■ Aim ■
Copy the data exactly as it appears, and do not include any pictures.

■ Dataset extract ■
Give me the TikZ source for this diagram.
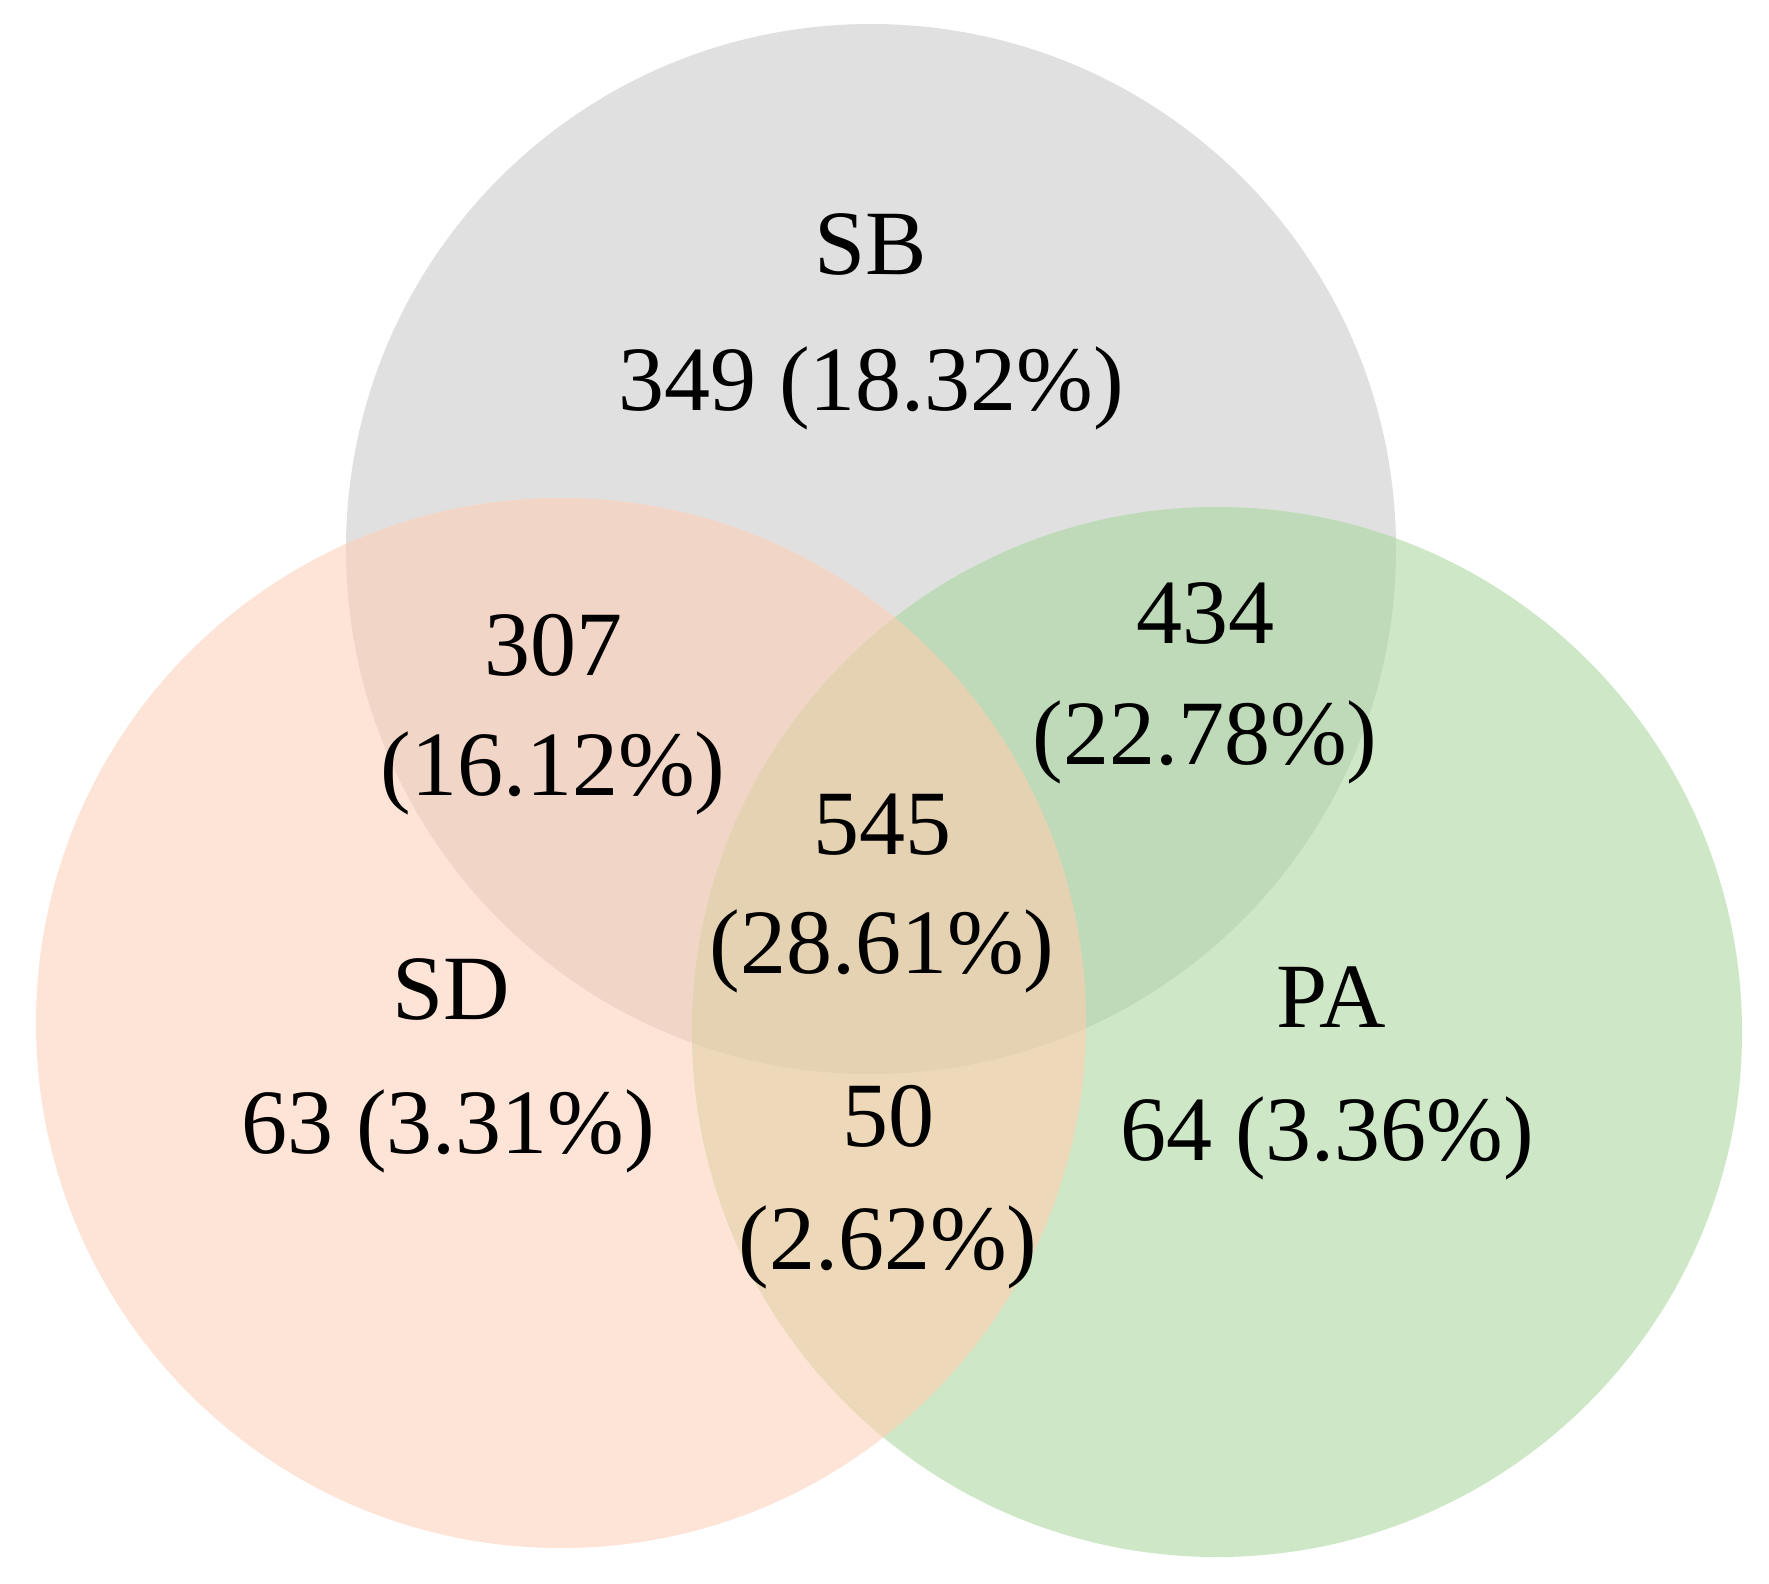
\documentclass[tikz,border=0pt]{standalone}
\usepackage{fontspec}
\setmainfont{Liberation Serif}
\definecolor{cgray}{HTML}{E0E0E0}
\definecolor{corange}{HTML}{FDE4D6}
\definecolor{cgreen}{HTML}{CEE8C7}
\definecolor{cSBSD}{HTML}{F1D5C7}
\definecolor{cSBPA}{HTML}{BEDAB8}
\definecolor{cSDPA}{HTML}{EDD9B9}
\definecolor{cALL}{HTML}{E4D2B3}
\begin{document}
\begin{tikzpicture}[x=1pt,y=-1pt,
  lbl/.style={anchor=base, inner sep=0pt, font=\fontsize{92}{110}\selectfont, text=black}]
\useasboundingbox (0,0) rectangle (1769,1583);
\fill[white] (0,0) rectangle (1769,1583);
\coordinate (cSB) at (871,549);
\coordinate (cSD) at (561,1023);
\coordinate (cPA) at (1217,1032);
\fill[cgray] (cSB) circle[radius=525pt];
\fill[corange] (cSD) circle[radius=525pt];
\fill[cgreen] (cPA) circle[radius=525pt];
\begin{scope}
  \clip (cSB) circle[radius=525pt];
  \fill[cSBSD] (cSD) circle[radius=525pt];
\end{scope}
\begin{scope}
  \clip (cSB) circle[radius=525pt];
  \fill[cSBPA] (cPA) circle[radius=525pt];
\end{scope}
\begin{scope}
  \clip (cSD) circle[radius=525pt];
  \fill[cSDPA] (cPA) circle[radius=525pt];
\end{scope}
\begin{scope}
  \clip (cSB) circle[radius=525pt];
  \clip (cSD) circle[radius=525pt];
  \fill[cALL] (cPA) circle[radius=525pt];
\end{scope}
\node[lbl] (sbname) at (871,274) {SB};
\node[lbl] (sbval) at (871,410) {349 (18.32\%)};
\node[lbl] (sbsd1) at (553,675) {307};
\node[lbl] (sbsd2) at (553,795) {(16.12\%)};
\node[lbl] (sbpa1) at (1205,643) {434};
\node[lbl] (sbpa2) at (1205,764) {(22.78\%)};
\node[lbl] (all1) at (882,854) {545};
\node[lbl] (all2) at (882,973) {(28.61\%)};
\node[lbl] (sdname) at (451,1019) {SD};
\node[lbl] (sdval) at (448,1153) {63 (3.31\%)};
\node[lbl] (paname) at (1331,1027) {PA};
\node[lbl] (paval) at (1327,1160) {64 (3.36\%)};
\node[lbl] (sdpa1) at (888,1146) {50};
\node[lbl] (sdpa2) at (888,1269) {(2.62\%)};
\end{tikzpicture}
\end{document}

■ The answer ■
Give me the TikZ source for this diagram.
\documentclass[tikz,border=0pt]{standalone}
\usepackage{fontspec}
\setmainfont{Liberation Serif}
\definecolor{cgray}{HTML}{E0E0E0}
\definecolor{corange}{HTML}{FDE4D6}
\definecolor{cgreen}{HTML}{CEE8C7}
\definecolor{cSBSD}{HTML}{F1D5C7}
\definecolor{cSBPA}{HTML}{BEDAB8}
\definecolor{cSDPA}{HTML}{EDD9B9}
\definecolor{cALL}{HTML}{E4D2B3}
\begin{document}
\begin{tikzpicture}[x=1pt,y=-1pt,
  lbl/.style={anchor=base, inner sep=0pt, font=\fontsize{92}{110}\selectfont, text=black}]
\useasboundingbox (0,0) rectangle (1769,1583);
\fill[white] (0,0) rectangle (1769,1583);
\coordinate (cSB) at (871,549);
\coordinate (cSD) at (561,1023);
\coordinate (cPA) at (1217,1032);
\fill[cgray] (cSB) circle[radius=525pt];
\fill[corange] (cSD) circle[radius=525pt];
\fill[cgreen] (cPA) circle[radius=525pt];
\begin{scope}
  \clip (cSB) circle[radius=525pt];
  \fill[cSBSD] (cSD) circle[radius=525pt];
\end{scope}
\begin{scope}
  \clip (cSB) circle[radius=525pt];
  \fill[cSBPA] (cPA) circle[radius=525pt];
\end{scope}
\begin{scope}
  \clip (cSD) circle[radius=525pt];
  \fill[cSDPA] (cPA) circle[radius=525pt];
\end{scope}
\begin{scope}
  \clip (cSB) circle[radius=525pt];
  \clip (cSD) circle[radius=525pt];
  \fill[cALL] (cPA) circle[radius=525pt];
\end{scope}
\node[lbl] (sbname) at (871,274) {SB};
\node[lbl] (sbval) at (871,410) {349 (18.32\%)};
\node[lbl] (sbsd1) at (553,675) {307};
\node[lbl] (sbsd2) at (553,795) {(16.12\%)};
\node[lbl] (sbpa1) at (1205,643) {434};
\node[lbl] (sbpa2) at (1205,764) {(22.78\%)};
\node[lbl] (all1) at (882,854) {545};
\node[lbl] (all2) at (882,973) {(28.61\%)};
\node[lbl] (sdname) at (451,1019) {SD};
\node[lbl] (sdval) at (448,1153) {63 (3.31\%)};
\node[lbl] (paname) at (1331,1027) {PA};
\node[lbl] (paval) at (1327,1160) {64 (3.36\%)};
\node[lbl] (sdpa1) at (888,1146) {50};
\node[lbl] (sdpa2) at (888,1269) {(2.62\%)};
\end{tikzpicture}
\end{document}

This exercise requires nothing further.